In the middle of the book the coverage of the core areas of eigenvalues and solutions to linear equations is good, with several elementary and advanced methods given for each. The emphasis for linear equations is on iterative methods, although LU decomposition gets good coverage too. There is some coverage of least squares and SVD (Singular Value Decomposition). There’s an oddball last chapter of 50 pages about numeric solution of partial differential equations using finite difference and finite element methods. I think this is intended as an application of sparse matrix algorithms, but most of the exposition is devoted to discretizing the differential equations and not much to matrices.

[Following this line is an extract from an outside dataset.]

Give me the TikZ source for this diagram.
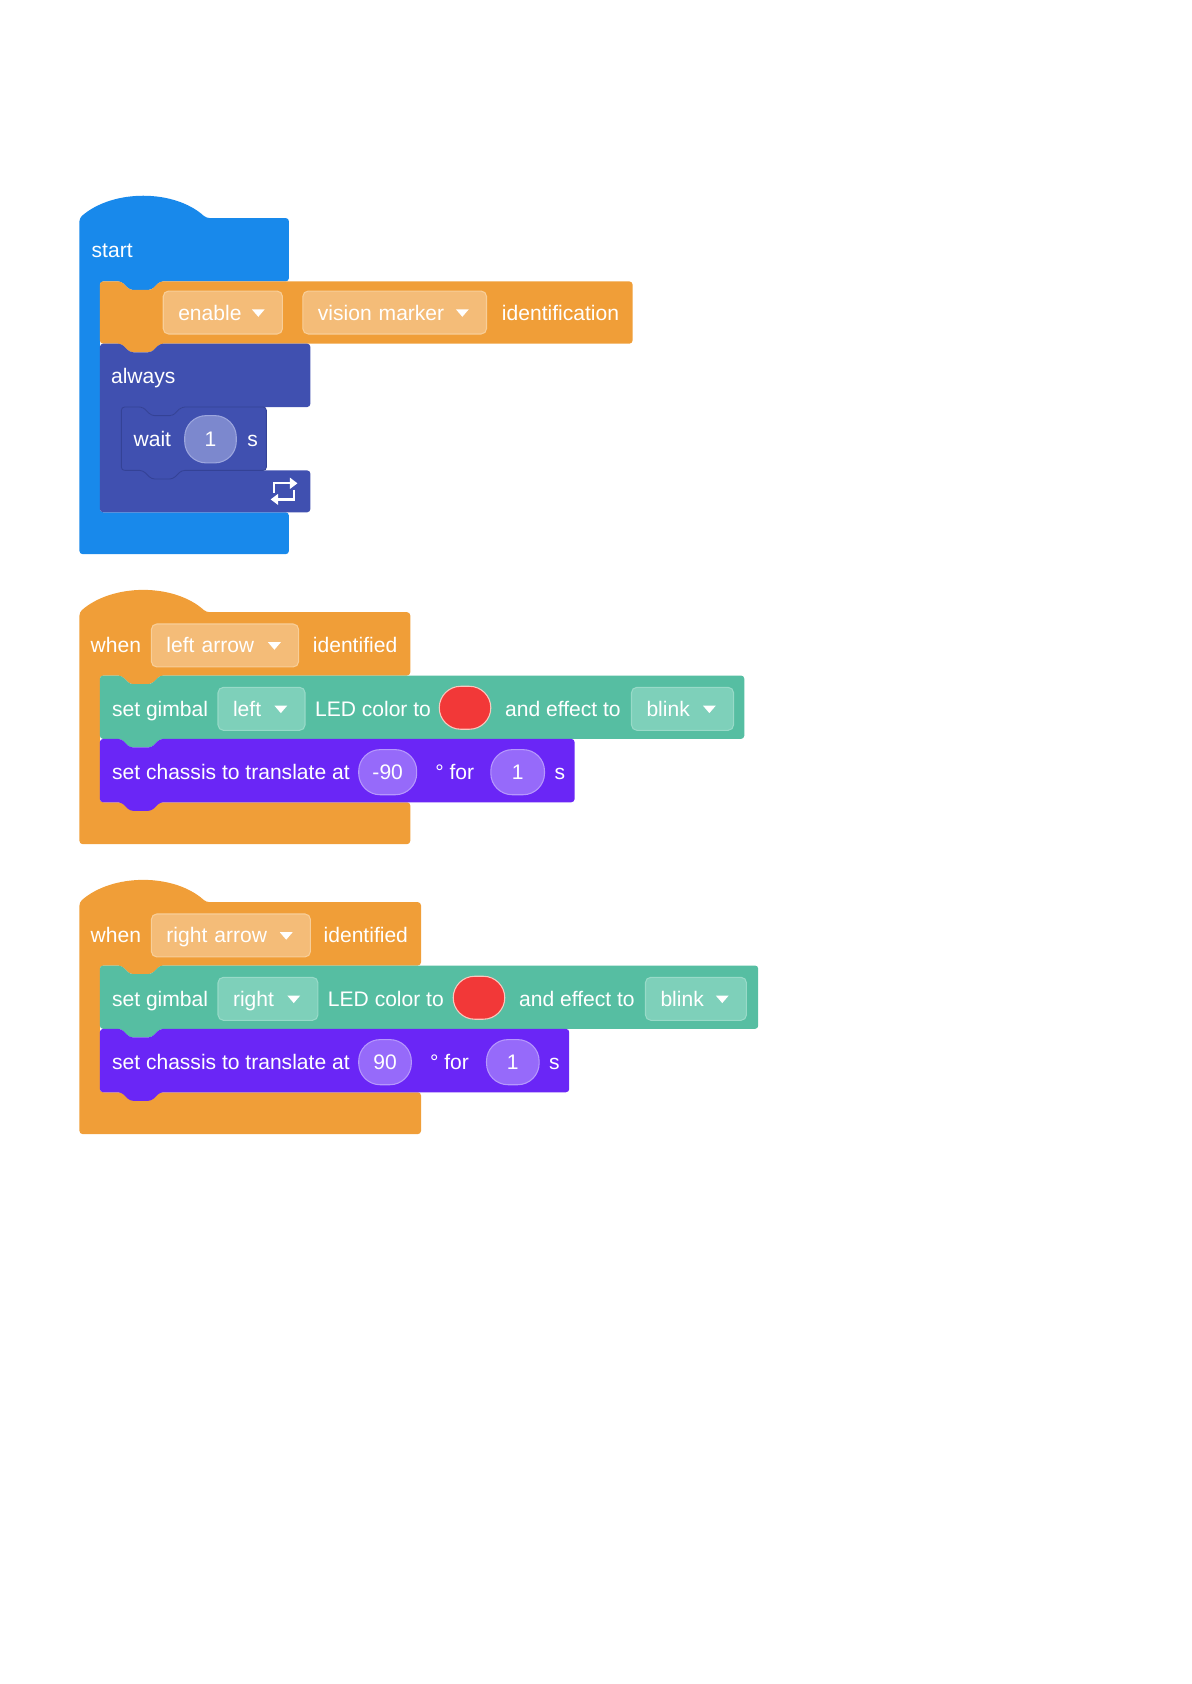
\documentclass[tikz,border=0pt]{standalone}
\usepackage{fontspec}
\setmainfont{Liberation Sans}
\usetikzlibrary{arrows.meta,calc}

\definecolor{startblue}{RGB}{24,137,235}
\definecolor{eventorange}{RGB}{240,158,56}
\definecolor{fieldorange}{RGB}{244,188,120}
\definecolor{fieldorangeedge}{RGB}{248,206,152}
\definecolor{loopblue}{RGB}{64,80,176}
\definecolor{loopedge}{RGB}{52,66,150}
\definecolor{pillblue}{RGB}{124,136,206}
\definecolor{pillblueedge}{RGB}{156,166,222}
\definecolor{gimbalteal}{RGB}{86,190,162}
\definecolor{fieldteal}{RGB}{126,208,186}
\definecolor{fieldtealedge}{RGB}{152,218,200}
\definecolor{chassisviolet}{RGB}{106,38,246}
\definecolor{pillviolet}{RGB}{150,106,250}
\definecolor{pillvioletedge}{RGB}{182,152,252}
\definecolor{ledred}{RGB}{242,56,56}
\definecolor{lededge}{RGB}{250,200,190}

% statement block: x1 y1 x2 y2 (top dent, bottom tab)
\newcommand{\stmtshape}[4]{(#1,#2) -- ({#1+20},#2) -- ({#1+28},{#2+8}) -- ({#1+48},{#2+8}) -- ({#1+56},#2) -- (#3,#2) -- (#3,#4) -- ({#1+56},#4) -- ({#1+48},{#4+8}) -- ({#1+28},{#4+8}) -- ({#1+20},#4) -- (#1,#4) -- cycle}
% hat block with mouth: x1 ytop xright yarm ymouth ybottom
\newcommand{\hatshape}[6]{(#1,#2) .. controls ({#1+31},{#2-27}) and ({#1+88},{#2-27}) .. ({#1+118},#2) -- (#3,#2) -- (#3,#4) -- ({#1+75},#4) -- ({#1+67},{#4+8}) -- ({#1+47},{#4+8}) -- ({#1+39},#4) -- ({#1+19},#4) -- ({#1+19},#5) -- (#3,#5) -- (#3,#6) -- (#1,#6) -- cycle}
% dropdown marker at the right end of a field
\newcommand{\dropmark}[1]{\fill[white] ($(#1.east)+(-29,-3)$) -- ++(12,0) -- ++(-6,7) -- cycle;}

\begin{document}
\begin{tikzpicture}[
    x=0.5pt, y=-0.5pt,
    font=\fontsize{9.8}{11.8}\selectfont,
    lbl/.style={text=white, anchor=west, inner sep=0pt, text height=8.5pt, text depth=1.5pt},
    field/.style={rectangle, rounded corners=2.5pt, minimum height=20pt, inner xsep=7pt, inner ysep=0pt, align=left, text=white, line width=0.5pt, text height=8.5pt, text depth=1.5pt},
    orangefield/.style={field, fill=fieldorange, draw=fieldorangeedge},
    tealfield/.style={field, fill=fieldteal, draw=fieldtealedge},
    pill/.style={rectangle, rounded corners=10pt, minimum height=21pt, inner sep=0pt, text=white, line width=0.5pt, text height=8.5pt, text depth=1.5pt},
    bluepill/.style={pill, fill=pillblue, draw=pillblueedge, minimum height=22pt},
    violetpill/.style={pill, fill=pillviolet, draw=pillvioletedge},
    ledswatch/.style={pill, fill=ledred, draw=lededge, minimum width=24pt, minimum height=20pt}
]
\useasboundingbox (0,0) rectangle (1109,1568);

% Script 1: start
\fill[startblue, rounded corners=1.5pt] \hatshape{74}{203}{269}{262}{477}{516};
\fill[eventorange, rounded corners=1.5pt] \stmtshape{93}{262}{589}{320};
\fill[loopblue, rounded corners=1.5pt] (93,320) -- (113,320) -- (121,328) -- (141,328) -- (149,320) -- (289,320) -- (289,379) -- (169,379) -- (161,387) -- (141,387) -- (133,379) -- (113,379) -- (113,438) -- (289,438) -- (289,477) -- (93,477) -- cycle;
\filldraw[fill=loopblue, draw=loopedge, line width=0.4pt, rounded corners=1.5pt] \stmtshape{113}{379}{248}{438};

\node[lbl] (startlbl) at (85,233) {start};
\node[orangefield, text width=41.5pt] (fenable) at (207.5,291) {enable};
\dropmark{fenable}
\node[orangefield, text width=71.5pt] (fvision) at (367.5,291) {vision marker};
\dropmark{fvision}
\node[lbl] (identlbl) at (467,291) {identification};
\node[lbl] (alwayslbl) at (103,350) {always};
\node[lbl] (waitlbl) at (124,409) {wait};
\node[bluepill, minimum width=24pt] (pwait) at (196,409) {1};
\node[lbl] (waitunit) at (230,409) {s};
\coordinate (loopicon) at (265,457);
\draw[white, line width=1.1pt, -{Triangle[length=3.5pt,width=5pt]}] ($(loopicon)+(-10,2)$) |- ($(loopicon)+(12,-7)$);
\draw[white, line width=1.1pt, -{Triangle[length=3.5pt,width=5pt]}] ($(loopicon)+(9,-1)$) |- ($(loopicon)+(-13,8)$);

% Script 2: left arrow
\fill[eventorange, rounded corners=1.5pt] \hatshape{74}{570}{382}{629}{747}{786};
\fill[gimbalteal, rounded corners=1.5pt] \stmtshape{93}{629}{693}{688};
\fill[chassisviolet, rounded corners=1.5pt] \stmtshape{93}{688}{535}{747};

\node[lbl] (whenA) at (84,601) {when};
\node[orangefield, text width=54.5pt] (fleftarrow) at (209.5,601) {left arrow};
\dropmark{fleftarrow}
\node[lbl] (identA) at (291,601) {identified};
\node[lbl] (gimbalA) at (104,660) {set gimbal};
\node[tealfield, text width=26.5pt] (fleft) at (243.5,660) {left};
\dropmark{fleft}
\node[lbl] (ledA) at (293,660) {LED color to};
\node[ledswatch] (redA) at (433,659) {};
\node[lbl] (effectA) at (470,660) {and effect to};
\node[tealfield, text width=33.5pt] (fblinkA) at (635.5,660) {blink};
\dropmark{fblinkA}
\node[lbl] (chassisA) at (104,719) {set chassis to translate at};
\node[violetpill, minimum width=27pt] (pangleA) at (361,719) {-90};
\node[lbl] (forA) at (405,719) {° for};
\node[violetpill, minimum width=25pt] (ptimeA) at (482,719) {1};
\node[lbl] (unitA) at (516,719) {s};

% Script 3: right arrow
\fill[eventorange, rounded corners=1.5pt] \hatshape{74}{840}{392}{899}{1017}{1056};
\fill[gimbalteal, rounded corners=1.5pt] \stmtshape{93}{899}{706}{958};
\fill[chassisviolet, rounded corners=1.5pt] \stmtshape{93}{958}{530}{1017};

\node[lbl] (whenB) at (84,871) {when};
\node[orangefield, text width=60pt] (frightarrow) at (215,871) {right arrow};
\dropmark{frightarrow}
\node[lbl] (identB) at (301,871) {identified};
\node[lbl] (gimbalB) at (104,930) {set gimbal};
\node[tealfield, text width=32.5pt] (fright) at (249.5,930) {right};
\dropmark{fright}
\node[lbl] (ledB) at (305,930) {LED color to};
\node[ledswatch] (redB) at (446,929) {};
\node[lbl] (effectB) at (483,930) {and effect to};
\node[tealfield, text width=33pt] (fblinkB) at (648,930) {blink};
\dropmark{fblinkB}
\node[lbl] (chassisB) at (104,989) {set chassis to translate at};
\node[violetpill, minimum width=24.5pt] (pangleB) at (358.5,989) {90};
\node[lbl] (forB) at (400,989) {° for};
\node[violetpill, minimum width=24.5pt] (ptimeB) at (477.5,989) {1};
\node[lbl] (unitB) at (511,989) {s};

\end{tikzpicture}
\end{document}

The integration of MATLAB is uneven. For example, there is a 20-page discussion of LU factorization, including algorithms for several versions written in MATLAB. But it closes with a short note that LU factorization is built into MATLAB. Does that mean that the MATLAB algorithms are just part of the exposition and no one would really do it that way? Or is the MATLAB version limited and for some problems you need the algorithms given here? We are not told.
There are not a lot of recent books in this field. Two books that are well-regarded but that I have not seen are Trefethen & Bau’s Numerical Linear Algebra (SIAM, 1997) and Sewell’s Computational Methods of Linear Algebra. The first of these has very similar coverage to the present book but seems more balanced and better organized, while the second covers more topics but in less depth. If your needs are not as in-depth you may be better off using a general numeric methods book. Dahlquist & Björk’s Numerical Methods is a very clear book that has an 80-page chapter on numerical linear algebra that covers the same problems covered in the present book, but with fewer methods.
Allen Stenger is a math hobbyist and retired software developer. He is an editor of the Missouri Journal of Mathematical Sciences. His personal web page is allenstenger.com. His mathematical interests are number theory and classical analysis.